Substitute $\text{58 }\Omega$ for $R$  and $\text{20}\text{.0}\times {\text{10}}^{-6}\text{ F}$ for $C$ in equation IV.

$\begin{array}{c}\tau =\left(\text{58 }\Omega \right)\left(\text{20}\text{.0}\times {\text{10}}^{-6}\text{ F}\right)\\ =1.2\text{ ms}\end{array}$

Therefore, the time constant of the circuit is $\text{1}\text{.2 ms}$.

(d)

To determine

Find the time at which the voltage across the three capacitors $50\%$ of its final value.

Answer to Problem 94P

The time at which the voltage across the three capacitors $50\%$ of its final value is $\text{8}\text{.4}\times {\text{10}}^{-4}\text{ s}$.

Explanation of Solution

Write the equation for voltage across the capacitor.

$V=\epsilon \left(1-e^{-t/\left(RC\right)}\right)$ (V)

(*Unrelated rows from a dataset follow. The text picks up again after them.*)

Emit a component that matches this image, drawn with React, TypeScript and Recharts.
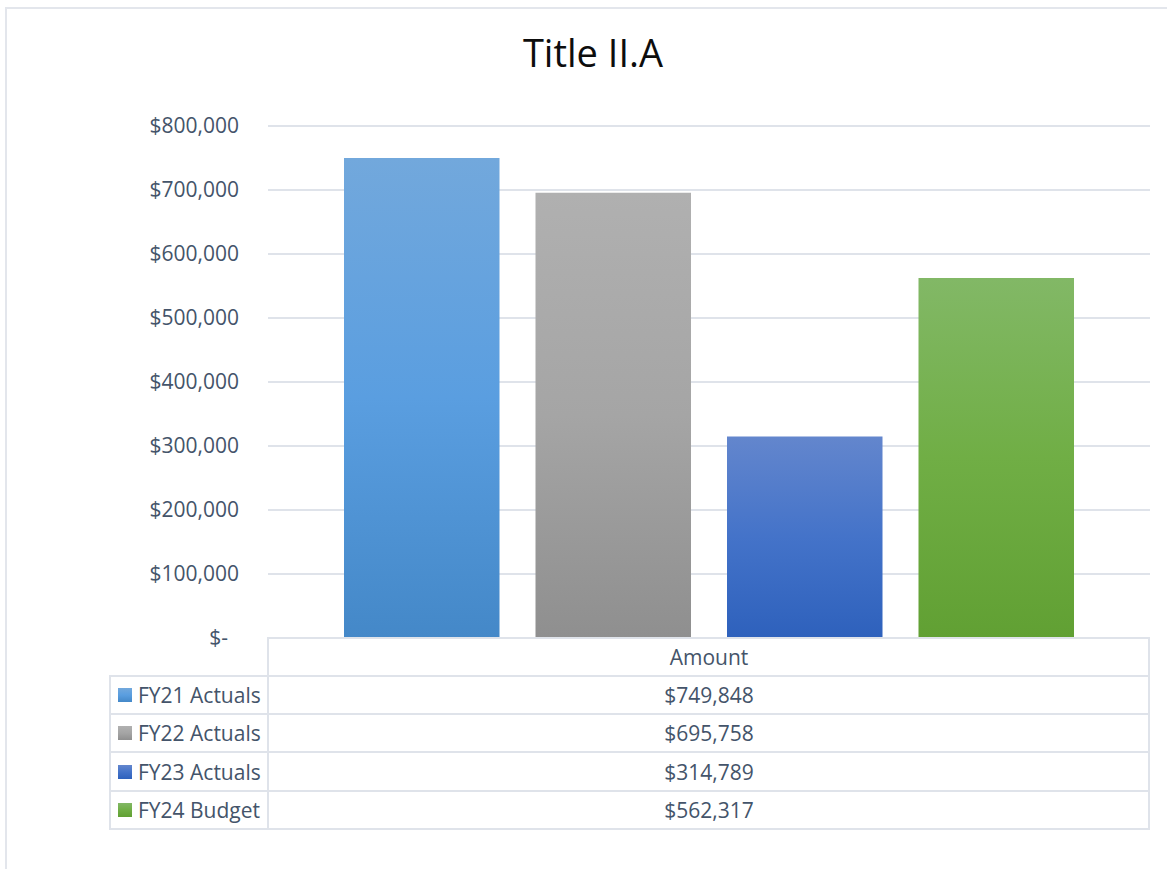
import React from 'react';
import { BarChart, Bar, XAxis, YAxis, CartesianGrid } from 'recharts';

const categories = ['Amount'];
const seriesNames = ['FY21 Actuals', 'FY22 Actuals', 'FY23 Actuals', 'FY24 Budget'];
const seriesKeys = ['fy21', 'fy22', 'fy23', 'fy24'];
const seriesValues = [749848, 695758, 314789, 562317];
const yTicks = [0, 100000, 200000, 300000, 400000, 500000, 600000, 700000, 800000];

const gradients = [
  ['#72a8dc', '#5a9ee0', '#4488c8'],
  ['#b0b0b0', '#a5a5a5', '#8f8f8f'],
  ['#6386cd', '#4473c9', '#2e61bc'],
  ['#82b866', '#70ae45', '#61a033'],
];

const data = categories.map((name) => {
  const row: Record<string, string | number> = { name };
  seriesKeys.forEach((k, i) => {
    row[k] = seriesValues[i];
  });
  return row;
});

const TEXT = '#44546a';
const LINE = '#dfe3ea';
const FONT = "'Open Sans', 'Noto Sans', sans-serif";

const fmtMoney = (v: number) => (v === 0 ? '$-' : '$' + v.toLocaleString('en-US'));

const YTick = (props: any) => {
  const { x, y, payload } = props;
  const v = payload.value as number;
  return (
    <text
      x={v === 0 ? x - 11 : x}
      y={y}
      dy="0.355em"
      textAnchor="end"
      fill={TEXT}
      fontSize={21}
      fontFamily={FONT}
    >
      {fmtMoney(v)}
    </text>
  );
};

const hLine = (y: number, x1: number, x2: number, key: string) => (
  <div
    key={key}
    style={{ position: 'absolute', left: x1, top: y - 1, width: x2 - x1, height: 2, background: LINE }}
  />
);
const vLine = (x: number, y1: number, y2: number, key: string) => (
  <div
    key={key}
    style={{ position: 'absolute', left: x - 1, top: y1 - 1, width: 2, height: y2 - y1 + 2, background: LINE }}
  />
);

export default function App() {
  const rowTops = [676, 714, 752, 791, 829];
  return (
    <div
      style={{
        position: 'fixed',
        left: 0,
        top: 0,
        width: 1167,
        height: 869,
        overflow: 'hidden',
        background: '#fff',
        fontFamily: FONT,
      }}
    >
      <div
        style={{
          position: 'absolute',
          left: 5,
          top: 7,
          width: 2000,
          height: 2000,
          borderLeft: '2px solid #e3e6ec',
          borderTop: '2px solid #e3e6ec',
        }}
      />
      <svg width={1167} height={100} style={{ position: 'absolute', left: 0, top: 0 }}>
        <text x={593} y={67} textAnchor="middle" fontSize={38} fontFamily={FONT} fill="#0d0d0d">
          Title II.A
        </text>
      </svg>
      <div style={{ position: 'absolute', left: 0, top: 0 }}>
        <BarChart
          width={1167}
          height={869}
          data={data}
          margin={{ top: 126, right: 17, left: 0, bottom: 231 }}
          barSize={155.5}
          barGap={36}
        >
          <defs>
            {gradients.map((g, i) => (
              <linearGradient key={i} id={`grad${i}`} x1="0" y1="0" x2="0" y2="1">
                <stop offset="0%" stopColor={g[0]} />
                <stop offset="50%" stopColor={g[1]} />
                <stop offset="100%" stopColor={g[2]} />
              </linearGradient>
            ))}
          </defs>
          <CartesianGrid vertical={false} stroke={LINE} strokeWidth={2} />
          <XAxis dataKey="name" hide />
          <YAxis
            width={268}
            domain={[0, 800000]}
            ticks={yTicks}
            axisLine={false}
            tickLine={false}
            tickSize={0}
            tickMargin={29}
            tick={<YTick />}
            interval={0}
          />
          {seriesKeys.map((k, i) => (
            <Bar key={k} dataKey={k} name={seriesNames[i]} fill={`url(#grad${i})`} isAnimationActive={false} />
          ))}
        </BarChart>
      </div>
      {/* data table */}
      <div
        style={{
          position: 'absolute',
          left: 268,
          top: 638,
          width: 882,
          height: 38,
          display: 'flex',
          alignItems: 'center',
          justifyContent: 'center',
          color: TEXT,
          fontSize: 21,
        }}
      >
        {categories[0]}
      </div>
      {seriesNames.map((n, i) => (
        <React.Fragment key={n}>
          <div
            style={{
              position: 'absolute',
              left: 110,
              top: rowTops[i],
              width: 158,
              height: rowTops[i + 1] - rowTops[i],
              display: 'flex',
              alignItems: 'center',
              color: TEXT,
              fontSize: 21,
              whiteSpace: 'nowrap',
            }}
          >
            <span
              style={{
                display: 'inline-block',
                width: 14,
                height: 14,
                marginLeft: 8,
                marginRight: 6,
                background: `linear-gradient(${gradients[i][0]}, ${gradients[i][1]}, ${gradients[i][2]})`,
              }}
            />
            {n}
          </div>
          <div
            style={{
              position: 'absolute',
              left: 268,
              top: rowTops[i],
              width: 882,
              height: rowTops[i + 1] - rowTops[i],
              display: 'flex',
              alignItems: 'center',
              justifyContent: 'center',
              color: TEXT,
              fontSize: 21,
            }}
          >
            {'$' + seriesValues[i].toLocaleString('en-US')}
          </div>
        </React.Fragment>
      ))}
      {hLine(638, 268, 1150, 'h0')}
      {rowTops.map((y, i) => hLine(y, 110, 1150, 'h' + (i + 1)))}
      {vLine(110, 676, 829, 'v0')}
      {vLine(268, 638, 829, 'v1')}
      {vLine(1149, 638, 829, 'v2')}
    </div>
  );
}
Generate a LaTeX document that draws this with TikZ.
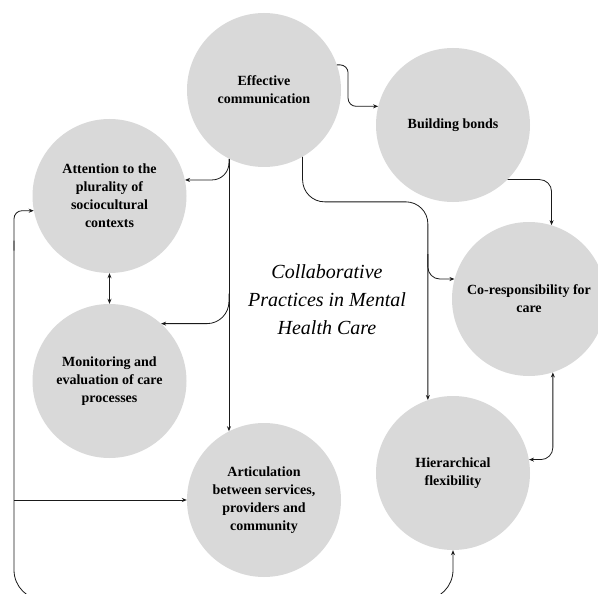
\documentclass[tikz,border=0pt]{standalone}
\usepackage{fontspec}
\setmainfont{Liberation Serif}
\usetikzlibrary{arrows.meta,calc}
\definecolor{circfill}{HTML}{D9D9D9}
\definecolor{ink}{HTML}{1A1A1A}
\begin{document}
\begin{tikzpicture}[x=1pt,y=-1pt,
  bubble/.style={circle,fill=circfill,minimum size=154pt,inner sep=0pt,align=center,
    font=\fontsize{14}{18}\selectfont\bfseries,text=black},
  titletext/.style={align=center,font=\fontsize{20}{28}\selectfont\itshape,text=black},
  conn/.style={draw=ink,line width=0.8pt,-{Stealth[length=5pt,width=4pt]}},
  conntwo/.style={draw=ink,line width=0.8pt,{Stealth[length=5pt,width=4pt]}-{Stealth[length=5pt,width=4pt]}}]
\useasboundingbox (0,0) rectangle (598,594);
\clip (0,0) rectangle (598,594);
\fill[white] (0,0) rectangle (598,594);

\node[bubble] (ec) at (264,90) {Effective\\communication};
\node[bubble] (bb) at (453,125) {Building bonds};
\node[bubble] (at) at (109.5,196) {Attention to the\\plurality of\\sociocultural\\contexts};
\node[bubble] (cr) at (529,299) {Co-responsibility for\\care};
\node[bubble] (mo) at (109.5,381) {Monitoring and\\evaluation of care\\processes};
\node[bubble] (ar) at (264,500) {Articulation\\between services,\\providers and\\community};
\node[bubble] (hf) at (453,473) {Hierarchical\\flexibility};
\node[titletext] (tt) at (327,300) {Collaborative\\Practices in Mental\\Health Care};

% Effective communication -> Building bonds
\draw[conn,rounded corners=8pt] (ec.19) -| ($(bb.166)+(-30,0)$) -- (bb.166);
% Effective communication -> left column
\draw[conn,rounded corners=17pt] (ec.-117) |- (at.12);
\draw[conn] (ec.-117) -- (ar.117);
\coordinate (mb) at (ec.-117 |- mo.48);
\draw[conn,rounded corners=22pt] ($(mb)+(0,-30)$) |- (mo.48);
% Effective communication -> right column
\coordinate (rb) at ($(hf.109 |- ec.-60)+(0,45)$);
\draw[conn,rounded corners=22pt] (ec.-60) |- (rb) -- (hf.109);
\draw[conn,rounded corners=12pt] ($(hf.109 |- cr.165)+(0,-25)$) |- (cr.165);
% Building bonds -> Co-responsibility
\draw[conn,rounded corners=12pt] (bb.-45) -| (cr.73);
% Co-responsibility <-> Hierarchical flexibility
\draw[conntwo,rounded corners=12pt] (cr.-72) |- (hf.10);
% Attention <-> Monitoring
\draw[conntwo] (at.south) -- (mo.north);
% outer loop
\coordinate (lb) at (14,600);
\draw[conn,rounded corners=8pt] ($(lb |- at.191)+(0,40)$) |- (at.191);
\draw[conn,rounded corners=30pt] ($(lb |- at.191)+(0,30)$) -- (lb) -| (hf.south);
\draw[conn] (lb |- ar.west) -- (ar.west);
\end{tikzpicture}
\end{document}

Here $V$ is the voltage across the capacitor, $\epsilon$ is the emf or potential difference, $t$ is the time, $R$ is the resistance and $C$ is the capacitance.

The voltage across the capacitor is equal to $50\%$ of the emf.

Then, the voltage is $V=0.5\epsilon$ , substitute this in equation V.

$\begin{array}{c}0.5\epsilon =\epsilon \left(1-e^{-t/\left(RC\right)}\right)\\ 0.5=1-e^{-t/\left(RC\right)}\end{array}$

Rewrite the above equation to get time $t$ .

$\begin{array}{c}{e}^{-t/\left(RC\right)}=0.50\\ -\frac{t}{RC}=\ln 0.50\end{array}$

$t=-RC\ln 0.50$ (VI)

Conclusion:

Substitute $\text{58 }\Omega$ for $R$  and $\text{20}\text{.0}\times {\text{10}}^{-6}\text{ F}$ for $C$ in equation VI.

$\begin{array}{c}t=\left(\text{58 }\Omega \right)\left(\text{20}\text{.0}\times {\text{10}}^{-6}\text{ F}\right)\ln 0.50\\ =8.0\times {10}^{-4}\text{ s}\end{array}$

Therefore, the time at which the voltage across the three capacitors $50\%$ of its final value is $\text{8}\text{.4}\times {\text{10}}^{-4}\text{ s}$.